The catalyst of outside investment has impacted deal structures. It is forcing all firms, investment-backed or not, to raise their bids and it is making leaders ask why they would not accept a higher value. If you owned a firm and could exchange its value for a lower value versus a higher value, what would you do? 

This dynamic has become a roadblock for firms wanting to remain independent. If independence is your preference, a process needs to be in place starting with internalizing if leadership is willing to accept less in an internal succession. If an internal succession is still an acceptable path, the firm will still need to create an independence plan that embraces the environment we are operating in today. Sitting still and operating as you have been is not an option. You will be facing larger, well-funded competitors.

Those competitors have the financial resources to invest in artificial intelligence, to efficiently outsource, to expand advisory services, to add family offices, and to open or fuel wealth management. They also have the means to hire away key talent by making offers those professionals cannot refuse. 

Before putting a stake in the ground with a firm “no” to outside investment, make sure you address three critical issues:

  • First, do you have enough people who are willing to and capable of taking over? A huge flaw in succession plans is the limited number of upcoming professionals that can sell and build a referral network. 
  • Second, are you willing to make the investments in technology, advisory and people that may reduce or flatline partner income? 
  • Finally, are you willing to accept less by conducting an internal succession?  

Watch out for the handcuffs

Unfortunately, the discussion is not quite over. Even if you can create the perfect independence plan, there are still other considerations. Assume you are willing to take less for your firm when you exit. By less, we mean less than the current outside investment values. The reality exists that when you retire at .8 or 1X, that the next leaders can turn around and sell the firm to outside investors for 1.2 or 1.5. Is there a way to prevent that from occurring? 

There is no great way to protect yourself from that happening. You can modify the partnership agreement that if the firm is sold, you get your exit revalued to the new price, but that handcuffs the new leadership team. What if their independence plan begins to fail and the new leaders need to sell or merge upward to survive? What if too much of the money needed to survive will be needed to go to the already retired owners? Why would the next generation of potential partners agree to a partnership with these conditions? 

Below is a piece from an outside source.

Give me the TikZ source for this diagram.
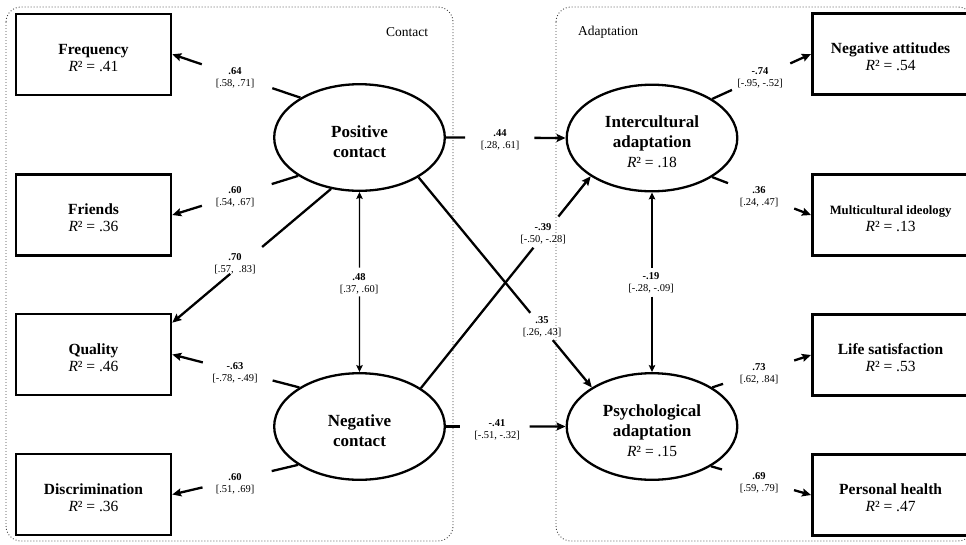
\documentclass[tikz,border=0pt]{standalone}
\usepackage{fontspec}
\setmainfont{Liberation Serif}
\usetikzlibrary{positioning, calc, shapes.geometric, arrows.meta}
\tikzstyle{Box} = [rectangle, draw, line width=2.6pt, minimum width=155pt,
minimum height=81pt, inner sep=0pt, align=center,
font=\fontsize{15.5}{17}\selectfont\bfseries]
\tikzstyle{Open} = [Box, minimum width=200pt, anchor=west]
\tikzstyle{Inner} = [inner sep=0pt, align=center,
font=\fontsize{15.5}{17}\selectfont\bfseries, xshift=-21.7pt]
\tikzstyle{Latent} = [ellipse, draw, line width=2.3pt, minimum width=170.6pt,
minimum height=106.6pt, inner sep=0pt, align=center,
font=\fontsize{17}{20}\selectfont\bfseries]
\tikzstyle{Line} = [line width=2.3pt]
\tikzstyle{Arrow} = [line width=2.3pt, -{Stealth[length=9pt, width=8pt, inset=1.5pt]}]
\tikzstyle{ThinIn} = [line width=1.2pt, {Stealth[length=7pt, width=6.5pt, inset=1.2pt]}-]
\tikzstyle{ThinOut} = [line width=1.2pt, -{Stealth[length=7pt, width=6.5pt, inset=1.2pt]}]
\tikzstyle{Coef} = [inner sep=0pt, align=center, font=\fontsize{10.5}{12}\selectfont]
\tikzstyle{Title} = [inner sep=0pt, font=\fontsize{13.5}{16}\selectfont]
\tikzstyle{Frame} = [draw=black!75, line width=0.9pt, dash pattern=on 0.9pt off 2.1pt,
rounded corners=15pt]
\newcommand{\Rsq}[1]{{\normalfont\fontsize{15.5}{17}\selectfont\textit{R}² = #1}}
\newcommand{\Obs}[2]{\rule{0pt}{17pt}#1\\\Rsq{#2}}
\newcommand{\Top}{\rule{0pt}{20pt}}
\newcommand{\Est}[2]{\textbf{#1}\\{#2}}
\newcommand{\Load}[4]{\draw[Line] (#1) -- ($(#1)!#3!(#2)$);
\draw[Arrow] ($(#1)!#4!(#2)$) -- (#2);}
\newcommand{\Corr}[4]{\draw[ThinIn] (#1) -- ($(#1)!#3!(#2)$);
\draw[ThinOut] ($(#1)!#4!(#2)$) -- (#2);}

\begin{document}
\begin{tikzpicture}[x=1pt, y=-1pt]
    \path[use as bounding box, clip] (0,0) rectangle (966,544);
    \draw[Frame] (6,7) rectangle (453,541);
    \draw[Frame] (556,7) rectangle (973,541);
    \node[Title] (28) at (407,32) {Contact};
    \node[Title] (29) at (608,32) {Adaptation};
    \node[Box] (1) at (93.5,54.3) {\Obs{Frequency}{.41}};
    \node[Box] (2) at (93.5,215) {\Obs{Friends}{.36}};
    \node[Box] (3) at (93.5,354.5) {\Obs{Quality}{.46}};
    \node[Box] (4) at (93.5,494.5) {\Obs{Discrimination}{.36}};
    \node[Latent] (5) at (359.5,137.5) {\Top Positive\\contact};
    \node[Latent] (6) at (359.5,426.5) {\Top Negative\\contact};
    \node[Latent] (7) at (652,138) {\Top Intercultural\\adaptation\\\Rsq{.18}};
    \node[Latent] (8) at (652,426.5) {\Top Psychological\\adaptation\\\Rsq{.15}};
    \node[Open, label={[Inner]center:\Obs{Negative attitudes}{.54}}] (9) at (811,54) {};
    \node[Open, label={[Inner]center:\Obs{{\fontsize{12.7}{15}\selectfont Multicultural ideology}}{.13}}]
        (10) at (811,215) {};
    \node[Open, label={[Inner]center:\Obs{Life satisfaction}{.53}}] (11) at (811,355) {};
    \node[Open, label={[Inner]center:\Obs{Personal health}{.47}}] (12) at (811,495) {};
    \Load{5.146.6}{1.east}{0.22}{0.77} \Load{5.212.7}{2.east}{0.21}{0.765}
    \Load{5.241.1}{3.22}{0.434}{0.635}
    \Load{6.147.3}{3.east}{0.21}{0.76} \Load{6.212.7}{4.east}{0.21}{0.76}
    \Load{5.east}{7.west}{0.16}{0.74} \Load{6.east}{8.west}{0.12}{0.70}
    \Load{5.326.6}{8.147.5}{0.645}{0.775} \Load{6.32.7}{7.212.8}{0.663}{0.81}
    \Load{7.33.3}{9.west}{0.2}{0.79} \Load{7.327}{10.west}{0.16}{0.83}
    \Load{8.33.4}{11.west}{0.11}{0.83} \Load{8.326.6}{12.west}{0.11}{0.83}
    \Corr{5.south}{6.north}{0.42}{0.58} \Corr{7.south}{8.north}{0.42}{0.58}
    \node[Coef] (13) at (235,77.5) {\Est{.64}{[.58, .71]}};
    \node[Coef] (14) at (235,197) {\Est{.60}{[.54, .67]}};
    \node[Coef] (15) at (235,264) {\Est{.70}{[.57, \ .83]}};
    \node[Coef] (16) at (235,373) {\Est{-.63}{[-.78, -.49]}};
    \node[Coef] (17) at (235,483.5) {\Est{.60}{[.51, .69]}};
    \node[Coef] (18) at (359,283.5) {\Est{.48}{[.37, .60]}};
    \node[Coef] (19) at (500,139.5) {\Est{.44}{[.28, .61]}};
    \node[Coef] (20) at (543,233.5) {\Est{-.39}{[-.50, -.28]}};
    \node[Coef] (21) at (542,327) {\Est{.35}{[.26, .43]}};
    \node[Coef] (22) at (497,430) {\Est{-.41}{[-.51, -.32]}};
    \node[Coef] (23) at (651,283) {\Est{-.19}{[-.28, -.09]}};
    \node[Coef] (24) at (760,78) {\Est{-.74}{[-.95, -.52]}};
    \node[Coef] (25) at (759,197) {\Est{.36}{[.24, .47]}};
    \node[Coef] (26) at (759,373.5) {\Est{.73}{[.62, .84]}};
    \node[Coef] (27) at (759,483) {\Est{.69}{[.59, .79]}};
\end{tikzpicture}
\end{document}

We have seen firms already in this situation and it has created a les than favorable operating environment. Plus, that type of partnership agreement will go on forever. Even if Partner Y has that increased valuation in the agreement and the firm never accepts outside investment or sells or merges during their 10-year buyout, there will be Partner X and Z, etc., who continue to retire so the cycle never ends. The real risk of a handcuff agreement is if the firm starts to fail because they cannot compete due to the resources of larger firms, all values could be put at risk. 

We are advocates of firms remaining independent if they go into it with open eyes, a non-emotional perspective, and a strong independence plan. An independence plan requires more than raising fees. It requires increased revenue and accelerated metrics to pay higher salaries, distribute profits deeper into staff levels, have the money to constantly invest in new technology, and increase partner compensation. You need to bring yourself to the level where your profitability equals the market value pricing offered by outside investors. That is a difficult task to accomplish, but it can be done.

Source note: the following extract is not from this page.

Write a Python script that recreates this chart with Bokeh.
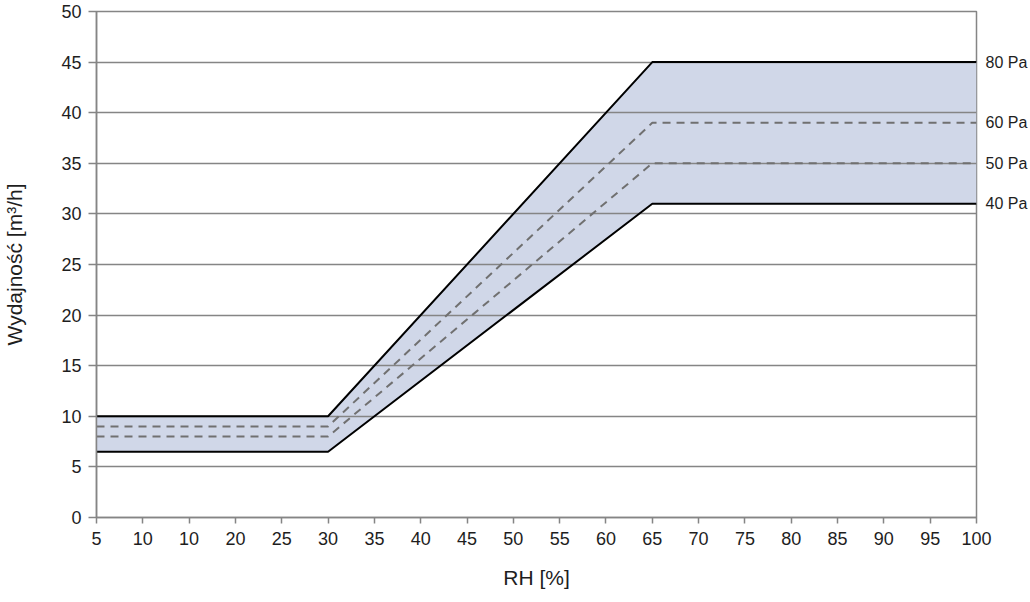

Even the best independence plan will need to adapt. We have no idea what the next few years will bring, with so many retiring Baby Boomers and rapidly changing technology. Think through the process and do not let emotions or history dictate your decisions. Whatever pathway you elect to pursue, just ensure you have all the data and are using an objective perspective before either waiting too long or reacting too quickly on your next step.